§ Source data
—————

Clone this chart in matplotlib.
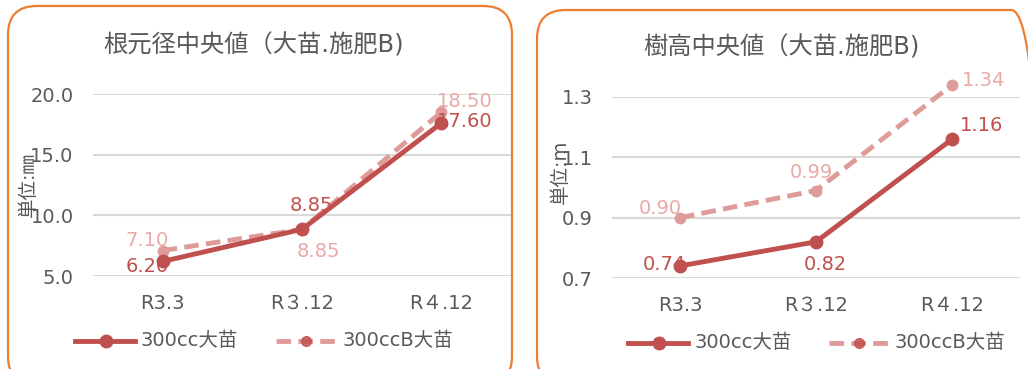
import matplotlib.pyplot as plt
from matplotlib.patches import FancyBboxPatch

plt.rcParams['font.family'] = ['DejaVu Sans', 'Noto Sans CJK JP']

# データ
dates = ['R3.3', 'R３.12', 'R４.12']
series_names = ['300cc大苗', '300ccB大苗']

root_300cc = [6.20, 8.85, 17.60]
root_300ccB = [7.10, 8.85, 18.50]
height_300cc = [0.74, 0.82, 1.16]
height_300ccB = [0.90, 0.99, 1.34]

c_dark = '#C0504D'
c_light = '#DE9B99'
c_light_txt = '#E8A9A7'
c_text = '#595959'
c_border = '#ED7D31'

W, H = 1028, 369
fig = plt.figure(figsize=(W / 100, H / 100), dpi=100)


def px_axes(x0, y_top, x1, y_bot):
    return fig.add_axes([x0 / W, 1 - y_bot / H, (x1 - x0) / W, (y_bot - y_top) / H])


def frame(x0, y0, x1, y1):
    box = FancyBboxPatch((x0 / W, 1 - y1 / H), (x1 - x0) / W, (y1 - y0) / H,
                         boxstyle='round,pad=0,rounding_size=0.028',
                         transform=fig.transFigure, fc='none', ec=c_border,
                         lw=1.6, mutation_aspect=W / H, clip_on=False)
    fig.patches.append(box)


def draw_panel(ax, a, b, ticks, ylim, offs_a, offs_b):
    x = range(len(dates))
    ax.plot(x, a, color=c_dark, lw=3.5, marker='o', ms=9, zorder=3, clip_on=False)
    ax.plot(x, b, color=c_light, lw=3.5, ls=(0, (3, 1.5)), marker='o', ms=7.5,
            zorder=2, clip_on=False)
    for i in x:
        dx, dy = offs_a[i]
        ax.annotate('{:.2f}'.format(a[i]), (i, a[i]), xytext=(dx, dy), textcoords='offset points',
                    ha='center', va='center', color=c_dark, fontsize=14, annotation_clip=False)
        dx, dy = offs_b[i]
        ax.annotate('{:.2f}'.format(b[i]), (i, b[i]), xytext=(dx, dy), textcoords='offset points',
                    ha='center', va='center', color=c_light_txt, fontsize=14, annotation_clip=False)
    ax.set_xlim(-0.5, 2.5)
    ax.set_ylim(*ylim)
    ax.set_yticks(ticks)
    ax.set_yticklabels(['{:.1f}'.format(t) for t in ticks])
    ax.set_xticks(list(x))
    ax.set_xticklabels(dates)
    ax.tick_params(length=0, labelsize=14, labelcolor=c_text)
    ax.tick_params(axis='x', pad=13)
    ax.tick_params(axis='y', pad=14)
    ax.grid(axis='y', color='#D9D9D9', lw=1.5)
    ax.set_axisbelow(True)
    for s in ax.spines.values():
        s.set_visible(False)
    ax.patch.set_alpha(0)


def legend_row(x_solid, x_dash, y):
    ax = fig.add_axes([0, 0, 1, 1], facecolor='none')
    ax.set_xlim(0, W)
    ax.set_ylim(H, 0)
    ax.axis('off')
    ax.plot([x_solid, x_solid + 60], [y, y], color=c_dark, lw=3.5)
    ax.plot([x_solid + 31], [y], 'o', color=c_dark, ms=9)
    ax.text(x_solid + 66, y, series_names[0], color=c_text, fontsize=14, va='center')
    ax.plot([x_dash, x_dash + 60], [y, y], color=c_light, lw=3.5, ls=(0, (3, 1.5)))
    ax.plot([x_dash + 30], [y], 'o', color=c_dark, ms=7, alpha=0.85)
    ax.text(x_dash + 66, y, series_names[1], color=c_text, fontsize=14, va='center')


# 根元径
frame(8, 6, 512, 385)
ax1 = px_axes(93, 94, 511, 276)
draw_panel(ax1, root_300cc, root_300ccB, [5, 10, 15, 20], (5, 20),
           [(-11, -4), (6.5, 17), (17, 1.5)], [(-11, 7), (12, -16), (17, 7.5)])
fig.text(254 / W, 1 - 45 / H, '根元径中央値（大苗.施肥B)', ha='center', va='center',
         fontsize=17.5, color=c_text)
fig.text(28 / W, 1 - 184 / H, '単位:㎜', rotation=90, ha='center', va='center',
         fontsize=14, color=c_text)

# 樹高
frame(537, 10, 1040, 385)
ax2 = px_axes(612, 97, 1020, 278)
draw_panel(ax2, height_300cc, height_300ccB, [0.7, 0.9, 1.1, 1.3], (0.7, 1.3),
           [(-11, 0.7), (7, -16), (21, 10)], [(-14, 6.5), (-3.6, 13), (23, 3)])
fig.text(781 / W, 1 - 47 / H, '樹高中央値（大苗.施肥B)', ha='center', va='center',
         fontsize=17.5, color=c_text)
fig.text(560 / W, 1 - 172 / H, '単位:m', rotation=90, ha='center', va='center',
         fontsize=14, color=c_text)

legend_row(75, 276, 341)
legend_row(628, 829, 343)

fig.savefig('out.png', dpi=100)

—————

§ Set task
Output the data above without changes, apart from leaving out the pictures.

§ Full output
Clone this chart in matplotlib.
import matplotlib.pyplot as plt
from matplotlib.patches import FancyBboxPatch

plt.rcParams['font.family'] = ['DejaVu Sans', 'Noto Sans CJK JP']

# データ
dates = ['R3.3', 'R３.12', 'R４.12']
series_names = ['300cc大苗', '300ccB大苗']

root_300cc = [6.20, 8.85, 17.60]
root_300ccB = [7.10, 8.85, 18.50]
height_300cc = [0.74, 0.82, 1.16]
height_300ccB = [0.90, 0.99, 1.34]

c_dark = '#C0504D'
c_light = '#DE9B99'
c_light_txt = '#E8A9A7'
c_text = '#595959'
c_border = '#ED7D31'

W, H = 1028, 369
fig = plt.figure(figsize=(W / 100, H / 100), dpi=100)


def px_axes(x0, y_top, x1, y_bot):
    return fig.add_axes([x0 / W, 1 - y_bot / H, (x1 - x0) / W, (y_bot - y_top) / H])


def frame(x0, y0, x1, y1):
    box = FancyBboxPatch((x0 / W, 1 - y1 / H), (x1 - x0) / W, (y1 - y0) / H,
                         boxstyle='round,pad=0,rounding_size=0.028',
                         transform=fig.transFigure, fc='none', ec=c_border,
                         lw=1.6, mutation_aspect=W / H, clip_on=False)
    fig.patches.append(box)


def draw_panel(ax, a, b, ticks, ylim, offs_a, offs_b):
    x = range(len(dates))
    ax.plot(x, a, color=c_dark, lw=3.5, marker='o', ms=9, zorder=3, clip_on=False)
    ax.plot(x, b, color=c_light, lw=3.5, ls=(0, (3, 1.5)), marker='o', ms=7.5,
            zorder=2, clip_on=False)
    for i in x:
        dx, dy = offs_a[i]
        ax.annotate('{:.2f}'.format(a[i]), (i, a[i]), xytext=(dx, dy), textcoords='offset points',
                    ha='center', va='center', color=c_dark, fontsize=14, annotation_clip=False)
        dx, dy = offs_b[i]
        ax.annotate('{:.2f}'.format(b[i]), (i, b[i]), xytext=(dx, dy), textcoords='offset points',
                    ha='center', va='center', color=c_light_txt, fontsize=14, annotation_clip=False)
    ax.set_xlim(-0.5, 2.5)
    ax.set_ylim(*ylim)
    ax.set_yticks(ticks)
    ax.set_yticklabels(['{:.1f}'.format(t) for t in ticks])
    ax.set_xticks(list(x))
    ax.set_xticklabels(dates)
    ax.tick_params(length=0, labelsize=14, labelcolor=c_text)
    ax.tick_params(axis='x', pad=13)
    ax.tick_params(axis='y', pad=14)
    ax.grid(axis='y', color='#D9D9D9', lw=1.5)
    ax.set_axisbelow(True)
    for s in ax.spines.values():
        s.set_visible(False)
    ax.patch.set_alpha(0)


def legend_row(x_solid, x_dash, y):
    ax = fig.add_axes([0, 0, 1, 1], facecolor='none')
    ax.set_xlim(0, W)
    ax.set_ylim(H, 0)
    ax.axis('off')
    ax.plot([x_solid, x_solid + 60], [y, y], color=c_dark, lw=3.5)
    ax.plot([x_solid + 31], [y], 'o', color=c_dark, ms=9)
    ax.text(x_solid + 66, y, series_names[0], color=c_text, fontsize=14, va='center')
    ax.plot([x_dash, x_dash + 60], [y, y], color=c_light, lw=3.5, ls=(0, (3, 1.5)))
    ax.plot([x_dash + 30], [y], 'o', color=c_dark, ms=7, alpha=0.85)
    ax.text(x_dash + 66, y, series_names[1], color=c_text, fontsize=14, va='center')


# 根元径
frame(8, 6, 512, 385)
ax1 = px_axes(93, 94, 511, 276)
draw_panel(ax1, root_300cc, root_300ccB, [5, 10, 15, 20], (5, 20),
           [(-11, -4), (6.5, 17), (17, 1.5)], [(-11, 7), (12, -16), (17, 7.5)])
fig.text(254 / W, 1 - 45 / H, '根元径中央値（大苗.施肥B)', ha='center', va='center',
         fontsize=17.5, color=c_text)
fig.text(28 / W, 1 - 184 / H, '単位:㎜', rotation=90, ha='center', va='center',
         fontsize=14, color=c_text)

# 樹高
frame(537, 10, 1040, 385)
ax2 = px_axes(612, 97, 1020, 278)
draw_panel(ax2, height_300cc, height_300ccB, [0.7, 0.9, 1.1, 1.3], (0.7, 1.3),
           [(-11, 0.7), (7, -16), (21, 10)], [(-14, 6.5), (-3.6, 13), (23, 3)])
fig.text(781 / W, 1 - 47 / H, '樹高中央値（大苗.施肥B)', ha='center', va='center',
         fontsize=17.5, color=c_text)
fig.text(560 / W, 1 - 172 / H, '単位:m', rotation=90, ha='center', va='center',
         fontsize=14, color=c_text)

legend_row(75, 276, 341)
legend_row(628, 829, 343)

fig.savefig('out.png', dpi=100)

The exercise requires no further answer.